> _Given data_:
++++

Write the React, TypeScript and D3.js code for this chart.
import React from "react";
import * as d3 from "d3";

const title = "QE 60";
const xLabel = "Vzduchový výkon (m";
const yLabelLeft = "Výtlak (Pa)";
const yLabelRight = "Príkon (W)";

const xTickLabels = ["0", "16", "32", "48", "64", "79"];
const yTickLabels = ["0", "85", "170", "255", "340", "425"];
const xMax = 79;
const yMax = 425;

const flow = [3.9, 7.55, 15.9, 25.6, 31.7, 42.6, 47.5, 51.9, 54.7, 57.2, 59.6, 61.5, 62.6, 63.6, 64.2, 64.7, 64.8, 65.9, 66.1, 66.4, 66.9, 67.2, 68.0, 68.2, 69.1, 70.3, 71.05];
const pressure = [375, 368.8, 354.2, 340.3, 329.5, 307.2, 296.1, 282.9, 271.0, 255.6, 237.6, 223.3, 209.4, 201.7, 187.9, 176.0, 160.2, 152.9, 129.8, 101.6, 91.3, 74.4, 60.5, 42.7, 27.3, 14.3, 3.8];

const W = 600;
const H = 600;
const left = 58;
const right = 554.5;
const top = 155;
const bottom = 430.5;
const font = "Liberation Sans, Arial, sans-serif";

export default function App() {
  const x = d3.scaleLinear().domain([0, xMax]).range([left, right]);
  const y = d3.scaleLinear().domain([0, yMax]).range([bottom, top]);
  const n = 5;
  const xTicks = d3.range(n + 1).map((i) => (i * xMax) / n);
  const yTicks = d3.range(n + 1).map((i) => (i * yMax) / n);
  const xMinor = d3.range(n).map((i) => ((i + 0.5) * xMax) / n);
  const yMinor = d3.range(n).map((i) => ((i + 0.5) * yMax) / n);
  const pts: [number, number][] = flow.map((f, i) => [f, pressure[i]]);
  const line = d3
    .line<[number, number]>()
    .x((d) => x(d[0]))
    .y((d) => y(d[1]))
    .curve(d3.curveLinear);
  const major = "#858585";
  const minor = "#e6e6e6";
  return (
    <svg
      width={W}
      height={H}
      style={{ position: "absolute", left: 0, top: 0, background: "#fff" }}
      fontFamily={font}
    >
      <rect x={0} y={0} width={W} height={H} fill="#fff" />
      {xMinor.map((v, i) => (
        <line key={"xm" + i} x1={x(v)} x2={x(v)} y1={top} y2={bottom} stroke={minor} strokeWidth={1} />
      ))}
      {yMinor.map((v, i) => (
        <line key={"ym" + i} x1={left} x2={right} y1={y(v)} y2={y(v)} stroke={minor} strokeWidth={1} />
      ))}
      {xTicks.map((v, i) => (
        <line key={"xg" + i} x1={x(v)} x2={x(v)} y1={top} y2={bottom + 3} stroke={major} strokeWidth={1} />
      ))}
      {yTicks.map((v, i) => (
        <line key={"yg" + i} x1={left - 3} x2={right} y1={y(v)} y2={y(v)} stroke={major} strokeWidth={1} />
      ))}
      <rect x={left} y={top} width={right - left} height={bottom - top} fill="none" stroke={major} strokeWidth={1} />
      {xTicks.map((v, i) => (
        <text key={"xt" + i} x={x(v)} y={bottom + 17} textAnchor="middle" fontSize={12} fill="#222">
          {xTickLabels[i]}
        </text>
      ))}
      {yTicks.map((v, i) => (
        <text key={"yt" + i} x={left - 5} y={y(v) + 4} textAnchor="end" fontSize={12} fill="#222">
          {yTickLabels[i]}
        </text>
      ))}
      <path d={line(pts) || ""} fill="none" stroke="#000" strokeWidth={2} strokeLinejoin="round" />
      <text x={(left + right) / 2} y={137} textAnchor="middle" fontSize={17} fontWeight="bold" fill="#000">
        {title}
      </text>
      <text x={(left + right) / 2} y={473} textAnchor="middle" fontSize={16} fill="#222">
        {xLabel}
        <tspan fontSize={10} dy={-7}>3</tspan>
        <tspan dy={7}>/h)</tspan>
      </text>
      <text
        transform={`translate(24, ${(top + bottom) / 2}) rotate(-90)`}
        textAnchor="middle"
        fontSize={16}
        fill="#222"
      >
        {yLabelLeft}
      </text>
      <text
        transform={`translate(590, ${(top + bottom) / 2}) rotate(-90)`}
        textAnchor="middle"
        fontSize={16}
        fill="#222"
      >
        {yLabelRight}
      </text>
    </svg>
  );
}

++++

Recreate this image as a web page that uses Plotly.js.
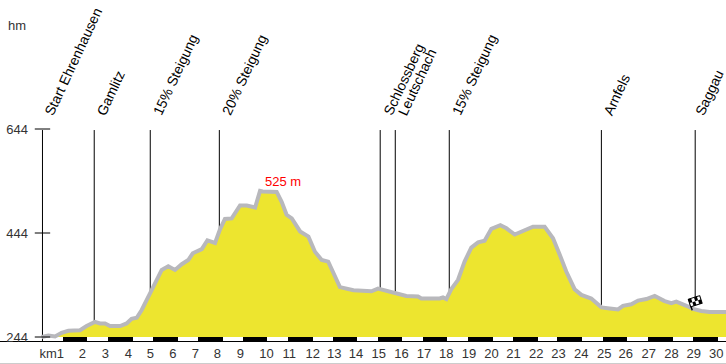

++++

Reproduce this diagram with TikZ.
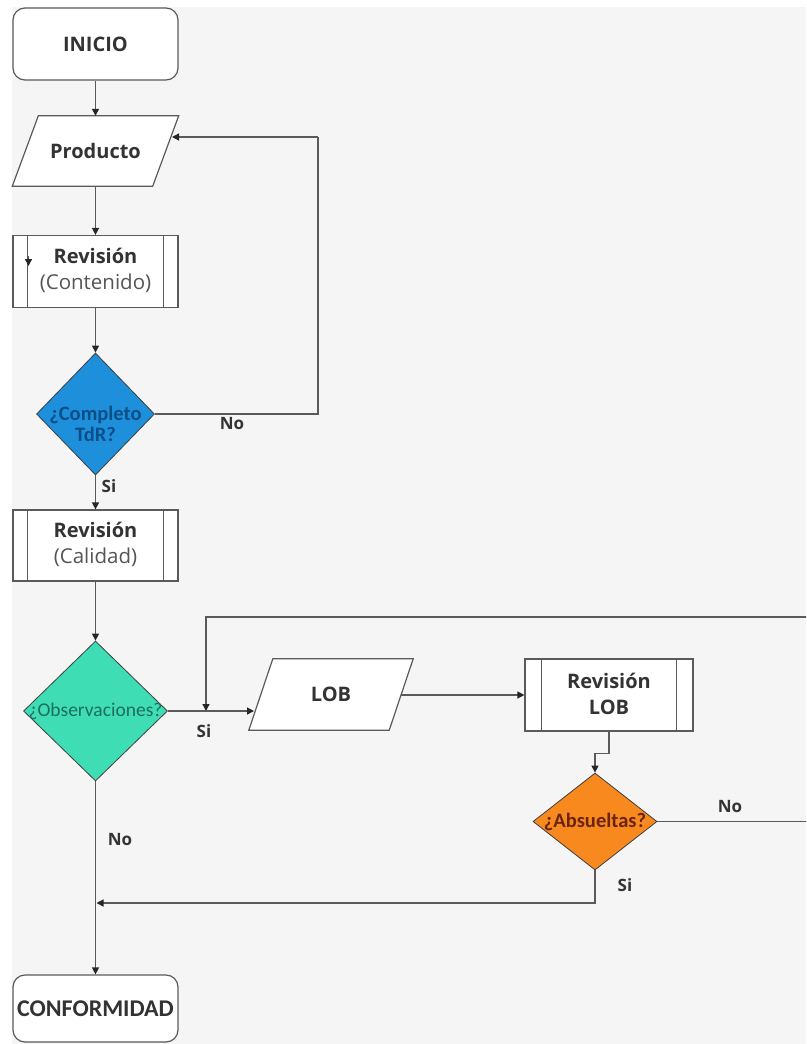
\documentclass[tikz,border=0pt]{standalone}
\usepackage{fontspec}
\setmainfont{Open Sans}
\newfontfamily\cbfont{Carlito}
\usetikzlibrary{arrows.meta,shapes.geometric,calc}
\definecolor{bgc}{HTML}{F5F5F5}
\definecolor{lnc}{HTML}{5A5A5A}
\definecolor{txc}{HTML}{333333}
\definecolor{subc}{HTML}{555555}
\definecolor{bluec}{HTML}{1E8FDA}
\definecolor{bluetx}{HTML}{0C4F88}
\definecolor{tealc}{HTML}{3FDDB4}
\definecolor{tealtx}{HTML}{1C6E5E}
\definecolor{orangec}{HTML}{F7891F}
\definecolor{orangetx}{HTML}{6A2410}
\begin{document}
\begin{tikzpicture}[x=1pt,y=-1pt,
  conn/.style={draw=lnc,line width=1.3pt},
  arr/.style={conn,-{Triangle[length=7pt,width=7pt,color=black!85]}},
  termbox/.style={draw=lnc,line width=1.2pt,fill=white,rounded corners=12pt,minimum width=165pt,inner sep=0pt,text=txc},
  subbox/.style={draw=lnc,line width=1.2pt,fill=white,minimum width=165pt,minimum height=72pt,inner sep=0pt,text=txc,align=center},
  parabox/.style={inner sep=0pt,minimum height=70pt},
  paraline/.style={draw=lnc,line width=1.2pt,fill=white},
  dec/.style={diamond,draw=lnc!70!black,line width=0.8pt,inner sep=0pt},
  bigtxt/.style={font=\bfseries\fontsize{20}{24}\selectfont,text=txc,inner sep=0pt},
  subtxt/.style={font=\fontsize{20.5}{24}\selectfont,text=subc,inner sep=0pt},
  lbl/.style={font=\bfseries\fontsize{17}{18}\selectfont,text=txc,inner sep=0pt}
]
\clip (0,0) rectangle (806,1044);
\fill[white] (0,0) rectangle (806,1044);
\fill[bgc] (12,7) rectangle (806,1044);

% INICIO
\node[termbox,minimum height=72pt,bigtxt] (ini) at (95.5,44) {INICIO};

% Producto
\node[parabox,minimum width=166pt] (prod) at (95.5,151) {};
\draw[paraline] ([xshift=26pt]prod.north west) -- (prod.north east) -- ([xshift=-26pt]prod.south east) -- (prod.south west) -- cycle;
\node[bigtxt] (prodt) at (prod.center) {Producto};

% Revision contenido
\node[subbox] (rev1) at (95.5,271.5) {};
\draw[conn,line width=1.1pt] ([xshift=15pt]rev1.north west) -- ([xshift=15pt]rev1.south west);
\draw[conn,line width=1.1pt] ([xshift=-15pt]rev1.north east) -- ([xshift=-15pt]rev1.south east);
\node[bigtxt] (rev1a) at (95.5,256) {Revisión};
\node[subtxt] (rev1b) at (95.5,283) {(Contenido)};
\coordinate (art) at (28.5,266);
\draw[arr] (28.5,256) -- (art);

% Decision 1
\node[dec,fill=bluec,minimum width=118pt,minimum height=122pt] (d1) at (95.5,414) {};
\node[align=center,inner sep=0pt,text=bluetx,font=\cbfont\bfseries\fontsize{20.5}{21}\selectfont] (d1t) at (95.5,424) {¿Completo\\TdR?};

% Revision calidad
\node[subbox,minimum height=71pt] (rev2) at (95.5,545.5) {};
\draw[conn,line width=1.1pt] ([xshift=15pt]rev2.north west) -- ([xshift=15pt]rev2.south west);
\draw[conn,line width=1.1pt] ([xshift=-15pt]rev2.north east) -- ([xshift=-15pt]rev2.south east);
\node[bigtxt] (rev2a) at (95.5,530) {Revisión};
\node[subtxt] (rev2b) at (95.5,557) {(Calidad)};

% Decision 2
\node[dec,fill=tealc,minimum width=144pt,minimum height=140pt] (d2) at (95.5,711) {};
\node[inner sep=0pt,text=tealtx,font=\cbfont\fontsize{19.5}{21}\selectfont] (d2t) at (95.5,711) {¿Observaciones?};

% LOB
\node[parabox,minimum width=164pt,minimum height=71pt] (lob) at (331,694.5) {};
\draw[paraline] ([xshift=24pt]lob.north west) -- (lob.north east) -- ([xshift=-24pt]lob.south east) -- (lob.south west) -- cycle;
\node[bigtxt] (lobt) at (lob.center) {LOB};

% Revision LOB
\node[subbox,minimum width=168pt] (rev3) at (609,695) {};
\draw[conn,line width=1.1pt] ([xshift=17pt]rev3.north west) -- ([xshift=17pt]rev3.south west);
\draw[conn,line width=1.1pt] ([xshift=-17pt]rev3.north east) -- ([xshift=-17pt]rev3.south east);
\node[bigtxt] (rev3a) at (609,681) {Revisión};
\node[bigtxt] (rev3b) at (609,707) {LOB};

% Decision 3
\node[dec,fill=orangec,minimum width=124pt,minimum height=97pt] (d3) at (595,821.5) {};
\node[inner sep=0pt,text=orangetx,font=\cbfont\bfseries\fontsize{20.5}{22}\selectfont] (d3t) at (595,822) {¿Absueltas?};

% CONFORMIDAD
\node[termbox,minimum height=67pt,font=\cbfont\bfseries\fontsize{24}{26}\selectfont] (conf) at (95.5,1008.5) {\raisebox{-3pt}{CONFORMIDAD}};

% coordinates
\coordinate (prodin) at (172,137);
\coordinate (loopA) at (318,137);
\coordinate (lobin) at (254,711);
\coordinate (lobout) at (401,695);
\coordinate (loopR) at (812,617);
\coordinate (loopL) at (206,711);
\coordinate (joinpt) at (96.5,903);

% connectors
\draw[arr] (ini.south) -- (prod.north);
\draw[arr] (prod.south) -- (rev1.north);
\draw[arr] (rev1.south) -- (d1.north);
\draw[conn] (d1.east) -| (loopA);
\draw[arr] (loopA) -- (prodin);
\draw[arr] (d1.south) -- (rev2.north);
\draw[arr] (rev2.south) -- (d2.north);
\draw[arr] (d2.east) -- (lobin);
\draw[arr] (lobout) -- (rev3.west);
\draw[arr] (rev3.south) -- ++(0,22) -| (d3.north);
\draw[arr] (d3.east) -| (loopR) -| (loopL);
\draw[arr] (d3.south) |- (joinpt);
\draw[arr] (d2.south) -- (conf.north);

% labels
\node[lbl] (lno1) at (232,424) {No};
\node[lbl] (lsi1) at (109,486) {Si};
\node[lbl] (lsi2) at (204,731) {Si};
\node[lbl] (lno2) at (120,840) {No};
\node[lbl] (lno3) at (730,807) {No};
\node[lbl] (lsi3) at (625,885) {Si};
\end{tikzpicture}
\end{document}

++++

> _Your task_:
Scan the records above for the string "this", then report every line that contains it.

> _Completed task_:
Write the React, TypeScript and D3.js code for this chart.
Recreate this image as a web page that uses Plotly.js.
Reproduce this diagram with TikZ.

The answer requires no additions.